During trial it was detailed how DiSarro, "extremely distraught” and dubious about a sit-down he’d been summoned to with the then-boss of the New England Mafia, had left a note at his Westwood home for his family, telling them they wouldn't see him again anytime soon. DiSarro then stepped into a car waiting for him and disappeared.

Salemme’s son Francis Salemme Jr., who died in 1995, had worked as an assistant manager at The Channel nightclub DiSarro owned. He was on house arrest when he allegedly strangled his former boss as his father watched. Weadick helped, holding down DiSarro’s legs.

Stephen (The Rifleman) Flemmi and Robert P. DeLuca were among those who testified.

Flemmi is serving life at an undisclosed prison for 10 murders. In 2003, Flemmi told federal and state authorities that he just happened to walk in on the May 10, 1993, murder of DiSarro at the Sharon home of Francis Salemme’s former wife, according to a DEA report filed in Boston federal court.

Flemmi said Salemme and two others watched as Salemme’s son, Frank, strangled DiSarro to death. Flemmi named the two other witnesses as Frank Salemme’s younger brother, John, and friend Paul Weadick.

Salemme later told Flemmi that DeLuca "was present during the burial" of DiSarro, according to the report, Flemmi said, adding that Salemme had expressed concern about DiSarro’s friendship with a law enforcement cooperator.

When Flemmi implicated Cadillac Frank in DiSarro’s murder, the former Mafia don was already in the Federal Witness Protection Program for cooperating with the prosecution of the notorious James "Whitey" Bulger and corrupt FBI handler John J. Connolly Jr.

In Rhode Island that same evening, DeLuca called Cadillac Frank from a payphone and Salemme told him he was going to bring him “a package." DeLuca also was told to “get a hole dug.”

Salemme then drove DiSarro’s tarp-wrapped body to North Providence in an SUV and transferred it to the trunk of a car for others to dump in a pit after dark.

Salemme flipped and testified against Bulger, former boss of the Winter Hill Gang, and afterwards was placed in the witness protection program. Salemme had been living in Atlanta, Ga., under the name of Richard Parker when he was arrested in August 2016.

Prosecutors recommended the 66-month sentence as part of a plea deal for DeLuca who gave key testimony in the trial of Salemme and Weadick.

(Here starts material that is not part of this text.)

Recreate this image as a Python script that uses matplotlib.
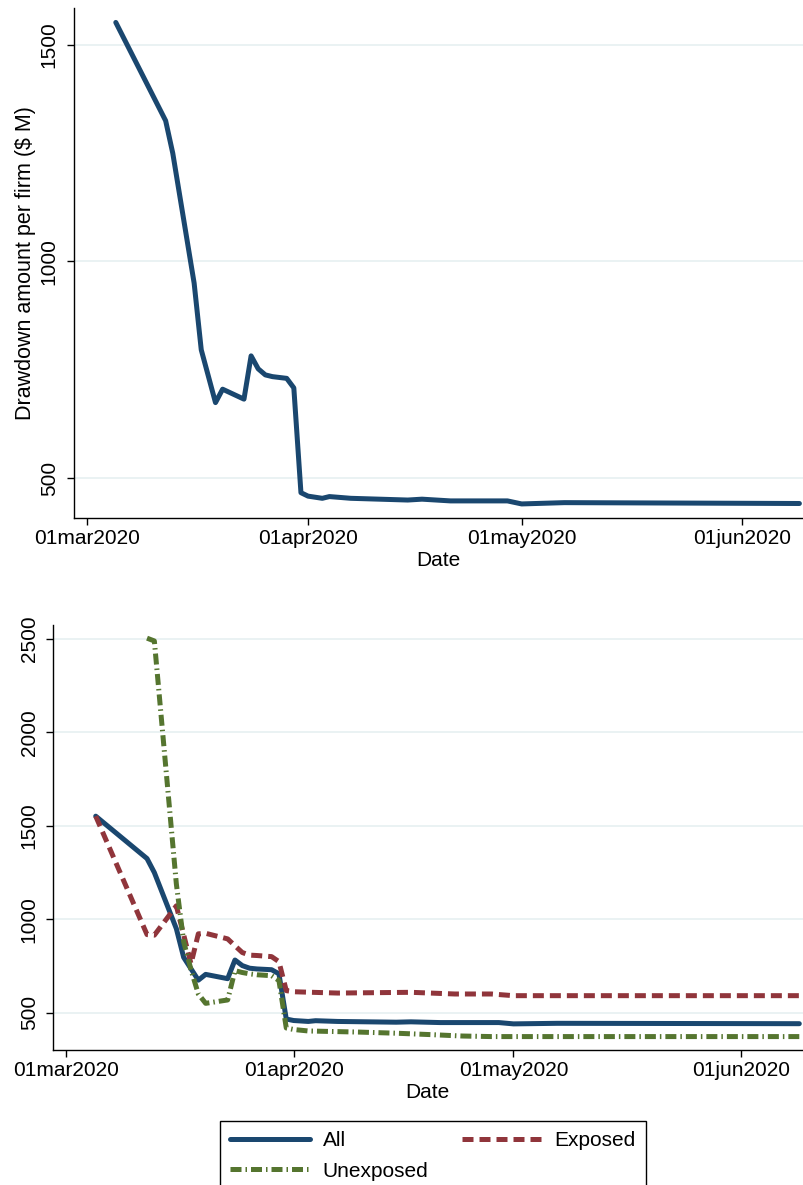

DeLuca apologized to DiSarro’s family and said he “changed my life around” since 2011. He said he rejected crime and was a churchgoer.

An indictment unsealed in US District Court in Boston in June 2016 charged DeLuca, 70, with obstruction and two counts of lying to the Feds about the DiSarro murder. DeLuca also copped to participating in the 1992 slaying of mob enforcer Kevin Hanrahan in Providence.

During Salemme’s murder trial, DeLuca testified about how Salemme had complained in May 1993 that DiSarro was stealing money from the Channel nightclub. He also expressed concern that DiSarro was cooperating with the FBI.

DeLuca also testified that Salemme delivered DiSarro’s body to Providence, and DeLuca arranged for his brother and several other men to bury it behind a mill.

DeLuca also had pleaded no contest to plotting to kill mob enforcer Kevin Hanrahan in Providence in 1992.